Connecting with Kabul

Tue, 05/18/2010 - 8:33am
Connecting with Kabul: The Importance of the Wolesi Jirga Election and Local Political Networks in Afghanistan - Noah Coburn, Afghanistan Research and Evaluation Unit.

There is a renewal of interest in the lower house of Afghanistan's parliament, known as the Wolesi Jirga, taking place in both Afghan domestic politics and international discussion about governance in Afghanistan. This is particularly in the wake of the house's rejection of a significant number of ministerial nominees, its opposition to President Hamid Karzai's recent election decree and its initial refusal to ratify the national budget. With an evolving relationship with the executive branch, and elections currently scheduled for 18 September 2010, there are many questions about the role of the Wolesi Jirga in national and local politics that have not been considered carefully enough. And despite widespread concern about fraud and corruption during the 2009 presidential and provincial council elections, there is little consensus on what lessons were learned from those elections or what parliamentary elections mean for politics in Afghanistan.

While the international community focuses on procedural aspects of the upcoming elections, this preliminary study suggests that, on a local level, many Afghans are concerned about how parliamentary elections will play out for very different reasons. In fact, interviewees have tended to de-emphasise the role of corruption and questions of government legitimacy and procedure, which dominate much of the current discussion of the election in the international press. Instead, those questioned tended to focus on the role of parliamentarians as important members of local patronage networks who provide some of the few real opportunities for communities to connect with the funding opportunities available in Kabul.

This paper argues in particular that the international community needs to pay more attention to the upcoming parliamentary election—not only for the precedents it will set in attempts to promote representational governance in Afghanistan, but, more pressingly, because of the ability of parliamentary elections to stimulate local political debate and reshape local political networks across Afghanistan in a meaningful manner.
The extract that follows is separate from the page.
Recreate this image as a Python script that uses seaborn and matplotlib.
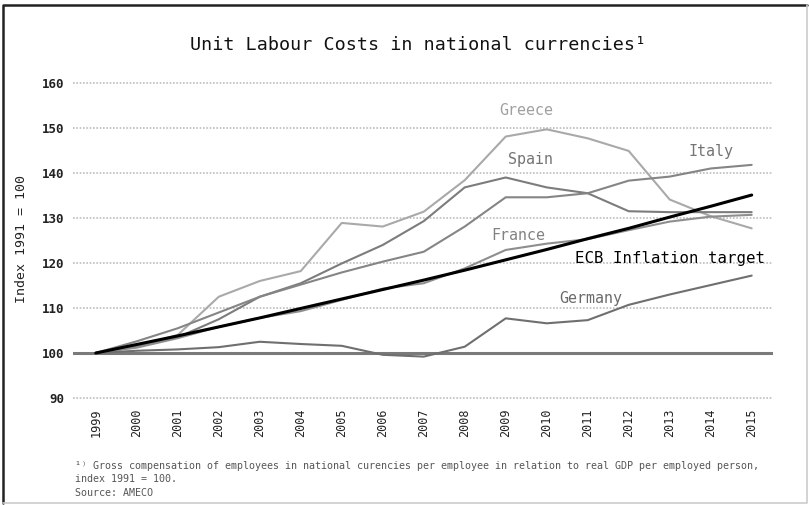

It suggest several broad measures that the Afghan government and the international community should take to better concentrate their efforts to support more active, local and democratic political debates...

Read the entire paper the Afghanistan Research and Evaluation Unit.

Comments

Ian (not verified)

Tue, 05/18/2010 - 9:10am

A short comment on why I think this theme is important: there is much discussion on this blog about "tribal" or "local" political networks. This paper shows how local dynamics do not, and maybe should not, exist in a vacuum. Parliamentary elections, although they might be a lot of theater and although parliament may not be able to deliver services very well to the local level, provide a space for politics to happen. I would define here politics as faction formation and a prize that is something other than just local domination. A form of a release-valve for the local conflicts, if you will allow the metaphor, which if it didn't exist, would mean that faction formation in localities would come up with more immediate prizes and take the form of more immediate conflict-resolution methods (like killing).